After Monday's better than expected showing, Citi's shares jumped as much as 4.4 per cent. But even with that the bank is trading at just 83 per cent of its tangible book value, the only major financial firm currently stuck at less than its net worth.
The discount makes sense based on Citi's reported earnings. Annualised return on equity for the first three months of the year was 7.8 per cent, below the 10 per cent rule-of-thumb threshold for banks to cover their cost of capital.
Yet, Citi is not the only player with subpar numbers. Bank of America and Morgan Stanley are also saddled by single-digit return on equity. The difference is that those fellow laggards have more tools for trying to change that.
First, the Federal Reserve has approved their plans to increase dividends - fivefold, in BofA's case - or to buy back stock, or both. The former boosts the total return to shareholders, while the latter improves ROE simply by reducing the amount of equity. The Fed nixed Citi's plans to return cash to investors because the regulator wasn't satisfied with the bank's method for measuring and reporting risk.

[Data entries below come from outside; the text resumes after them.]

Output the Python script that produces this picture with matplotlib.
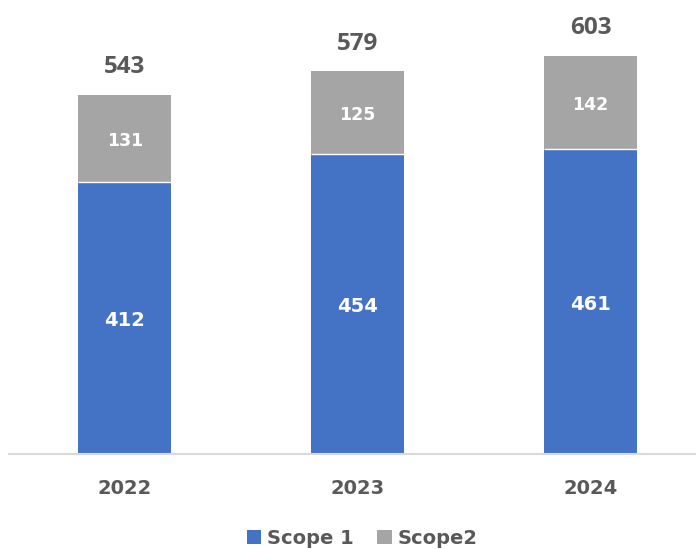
import matplotlib
matplotlib.use("Agg")
import matplotlib.pyplot as plt
import numpy as np

years = ["2022", "2023", "2024"]
scope1 = [412, 454, 461]
scope2 = [131, 125, 142]
totals = [543, 579, 603]

blue = "#4472C4"
gray = "#A5A5A5"
txt = "#595959"

fig = plt.figure(figsize=(6.96, 5.49), dpi=100)
ax = fig.add_axes([9/696, 95/549, 687/696, 454/549])
x = np.arange(len(years))
w = 0.40
b1 = ax.bar(x, scope1, w, color=blue, label="Scope 1")
b2 = ax.bar(x, scope2, w, bottom=scope1, color=gray, label="Scope2")
ax.hlines(scope1, x - w/2, x + w/2, colors="white", linewidth=1.0)

for xi, s1, s2, t in zip(x, scope1, scope2, totals):
    ax.annotate(str(s1), (xi, s1/2), xytext=(0, -2), textcoords="offset points",
                ha="center", va="center", color="white",
                fontsize=14, fontweight="bold", family="DejaVu Sans")
    ax.annotate(str(s2), (xi, s1 + s2/2), xytext=(0, -2), textcoords="offset points",
                ha="center", va="center", color="white",
                fontsize=12.5, fontweight="bold", family="DejaVu Sans")
    ax.annotate(str(t), (xi, s1 + s2), xytext=(0, 20), textcoords="offset points",
                ha="center", va="center", color=txt, fontsize=17.5,
                fontweight="bold", family="Open Sans")

ax.set_xlim(-0.498, 2.453)
ax.set_ylim(0, 687)
ax.set_xticks(x)
ax.set_xticklabels(years, fontsize=14, fontweight="bold", color=txt, family="DejaVu Sans")
ax.tick_params(axis="x", length=0, pad=18)
ax.set_yticks([])
for s in ["top", "right", "left"]:
    ax.spines[s].set_visible(False)
ax.spines["bottom"].set_color("#D9D9D9")
ax.spines["bottom"].set_linewidth(1.5)

leg = fig.legend(handles=[b1, b2], loc="center", bbox_to_anchor=(362/696, 1 - 538/549),
                 ncol=2, frameon=False, handlelength=0.75, handleheight=0.75,
                 handletextpad=0.3, columnspacing=1.2,
                 prop={"family": "DejaVu Sans", "weight": "bold", "size": 14})
for t in leg.get_texts():
    t.set_color(txt)

fig.savefig("out.png", dpi=100)
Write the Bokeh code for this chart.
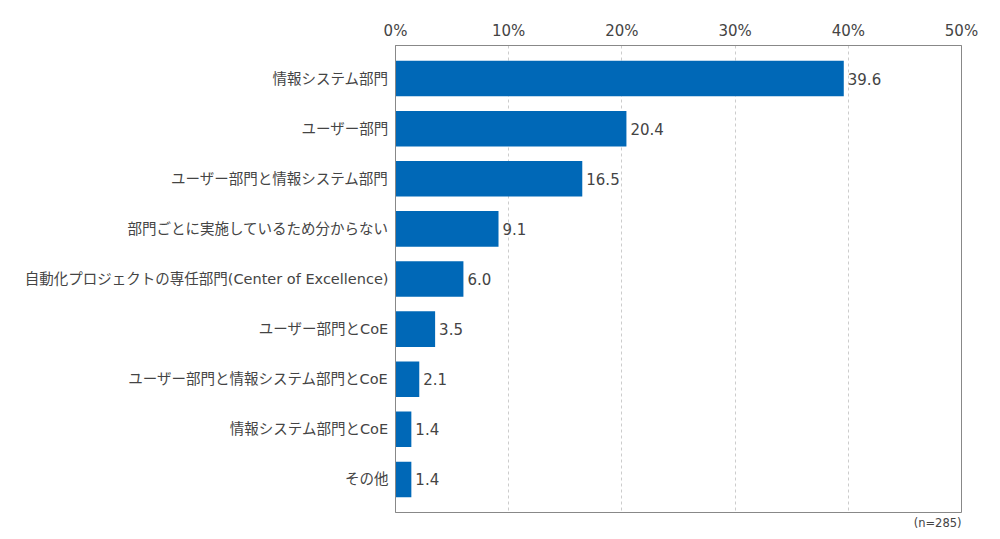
from bokeh.plotting import figure
from bokeh.models import Range1d, FixedTicker, PrintfTickFormatter, Title
from bokeh.core.properties import value
from bokeh.embed import file_html
from bokeh.resources import INLINE

categories = [
    "情報システム部門",
    "ユーザー部門",
    "ユーザー部門と情報システム部門",
    "部門ごとに実施しているため分からない",
    "自動化プロジェクトの専任部門(Center of Excellence)",
    "ユーザー部門とCoE",
    "ユーザー部門と情報システム部門とCoE",
    "情報システム部門とCoE",
    "その他",
]
values = [39.6, 20.4, 16.5, 9.1, 6.0, 3.5, 2.1, 1.4, 1.4]
x_ticks = [0, 10, 20, 30, 40, 50]
note = "(n=285)"

FONT = "DejaVu Sans, Noto Sans CJK JP, sans-serif"
TXT = "#444444"
idx = list(range(len(categories)))
labels = [f"{v:.1f}" for v in values]

p = figure(width=984, height=532, output_backend="svg", toolbar_location=None,
           x_axis_location="above",
           x_range=Range1d(0, 50), y_range=Range1d(8.66, -0.66),
           min_border_left=395, min_border_right=23, min_border_top=45, min_border_bottom=20)

p.hbar(y=idx, left=0, right=values, height=0.71, color="#0068b7", line_color=None)
p.text(x=values, y=idx, text=labels, x_offset=4, text_baseline="middle", text_align="left",
       text_font=value(FONT), text_font_size="15px", text_color=TXT)

p.xaxis.ticker = FixedTicker(ticks=x_ticks)
p.xaxis.formatter = PrintfTickFormatter(format="%d%%")
p.xaxis.major_tick_line_color = None
p.xaxis.minor_tick_line_color = None
p.xaxis.major_tick_out = 0
p.xaxis.minor_tick_out = 0
p.xaxis.axis_line_color = "#888888"
p.xaxis.major_label_text_font = FONT
p.xaxis.major_label_text_font_size = "15px"
p.xaxis.major_label_text_color = TXT
p.xaxis.major_label_standoff = 6

p.yaxis.ticker = FixedTicker(ticks=idx)
p.yaxis.major_label_overrides = {i: c for i, c in zip(idx, categories)}
p.yaxis.major_tick_line_color = None
p.yaxis.minor_tick_line_color = None
p.yaxis.major_tick_out = 0
p.yaxis.minor_tick_out = 0
p.yaxis.axis_line_color = "#888888"
p.yaxis.major_label_text_font = FONT
p.yaxis.major_label_text_font_size = "14.5px"
p.yaxis.major_label_text_color = TXT
p.yaxis.major_label_standoff = 7

p.xgrid.grid_line_color = "#cccccc"
p.xgrid.grid_line_dash = "3 3"
p.ygrid.grid_line_color = None
p.outline_line_color = "#888888"
p.background_fill_color = "white"
p.border_fill_color = "white"

p.add_layout(Title(text=note, align="right", text_font=FONT, text_font_size="11.5px",
                   text_font_style="normal", text_color=TXT, standoff=3, offset=0), "below")

open("out.html", "w").write(file_html(p, INLINE))
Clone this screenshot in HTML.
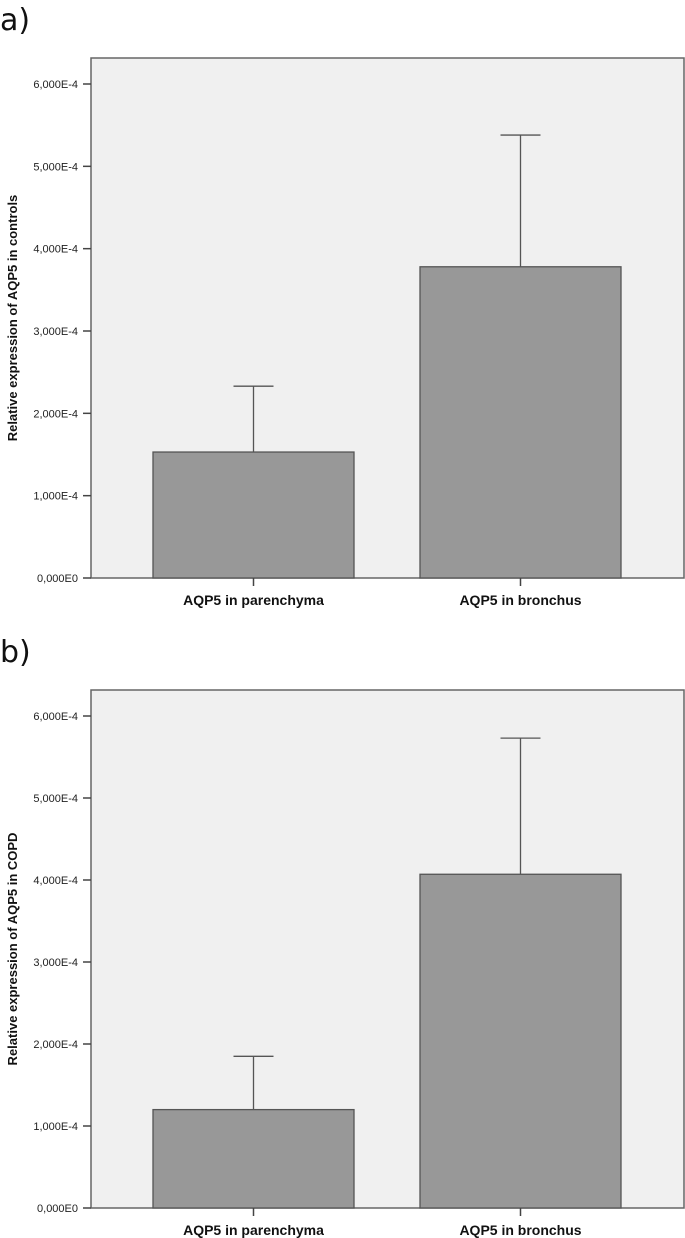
<!DOCTYPE html>
<html><head><meta charset="utf-8"><style>
html,body{margin:0;padding:0;background:#fff;}
svg{display:block;font-family:"Liberation Sans",Arial,sans-serif;}
</style></head><body>
<svg id="chart" width="685" height="1238" viewBox="0 0 685 1238"></svg>
<script>
const categories = ["AQP5 in parenchyma", "AQP5 in bronchus"];
const meansA = [1.53, 3.78];
const errA = [2.33, 5.38];
const meansB = [1.20, 4.07];
const errB = [1.85, 5.73];
const tickValues = [0, 1, 2, 3, 4, 5, 6];
const tickLabels = ["0,000E0", "1,000E-4", "2,000E-4", "3,000E-4", "4,000E-4", "5,000E-4", "6,000E-4"];
const panelLetters = ["a)", "b)"];
const yTitles = ["Relative expression of AQP5 in controls", "Relative expression of AQP5 in COPD"];

const NS = "http://www.w3.org/2000/svg";
const svg = document.getElementById("chart");
function mk(tag, attrs, parent) {
  const e = document.createElementNS(NS, tag);
  for (const k in attrs) e.setAttribute(k, attrs[k]);
  (parent || svg).appendChild(e);
  return e;
}
const panels = [
  {top: 58, zero: 578, six: 84, means: meansA, errs: errA, letterY: 30},
  {top: 690, zero: 1208, six: 716, means: meansB, errs: errB, letterY: 662}
];
panels.forEach((p, pi) => {
  const g = mk("g", {});
  
  
  const left = 91, right = 684;
  const y = v => p.zero - (p.zero - p.six) * v / 6;
  const xc = i => 253.5 + 267 * i;
  const lt = mk("text", {x: 0, y: p.letterY, "font-size": 30, fill: "#111", "font-family": "DejaVu Sans, sans-serif"}, g);
  lt.textContent = panelLetters[pi];
  
  
  const bg = mk("rect", {x: left, y: p.top, width: right - left, height: p.zero - p.top, fill: "#f0f0f0", stroke: "#666", "stroke-width": 1.5}, g);
  
  
  tickValues.forEach((tv, ti) => {
    const ty = y(tv);
    const tk = mk("line", {x1: 83, x2: left, y1: ty, y2: ty, stroke: "#444", "stroke-width": 1.5}, g);
    
    
    const tl = mk("text", {x: 78, y: ty + 4, "font-size": 11, "text-anchor": "end", fill: "#222"}, g);
    tl.textContent = tickLabels[ti];
    
    
  });
  categories.forEach((c, i) => {
    const cx = xc(i);
    const bw = 201;
    const bx = cx - bw / 2;
    const el = mk("line", {x1: cx, x2: cx, y1: y(p.means[i]), y2: y(p.errs[i]), stroke: "#555", "stroke-width": 1.3}, g);
    
    
    const cap = mk("line", {x1: cx - 20, x2: cx + 20, y1: y(p.errs[i]), y2: y(p.errs[i]), stroke: "#555", "stroke-width": 1.3}, g);
    
    
    const b = mk("rect", {x: bx, y: y(p.means[i]), width: bw, height: p.zero - y(p.means[i]), fill: "#989898", stroke: "#555", "stroke-width": 1.3}, g);
    
    
    const xt = mk("line", {x1: cx, x2: cx, y1: p.zero, y2: p.zero + 8, stroke: "#444", "stroke-width": 1.5}, g);
    
    
    const xl = mk("text", {x: cx, y: p.zero + 27, "font-size": 14, "font-weight": "bold", "text-anchor": "middle", fill: "#111"}, g);
    xl.textContent = c;
    
    
  });
  const mid = (p.top + p.zero) / 2;
  const yt = mk("text", {x: 17, y: mid, "font-size": 13, "font-weight": "bold", "text-anchor": "middle", fill: "#111", transform: "rotate(-90 17 " + mid + ")"}, g);
  yt.textContent = yTitles[pi];
  
  
});
</script>
</body></html>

The latest scandal to hit Corbat's firm underlines that issue. Last month, Citi revealed a $400-million hit at Banamex, its Mexican unit, stemming from fraudulent loans extended to a major supplier of oil giant Pemex. Citi confessed on Monday that it had found another perpetrator, though this one may have cost it less than $30 million. That's a worrying sign for a bank that needed government bailouts to stay afloat in the financial crisis. Fold in its inability to return capital to investors and a lack of options for boosting earnings and it's a stretch for Citi to join peers above book value.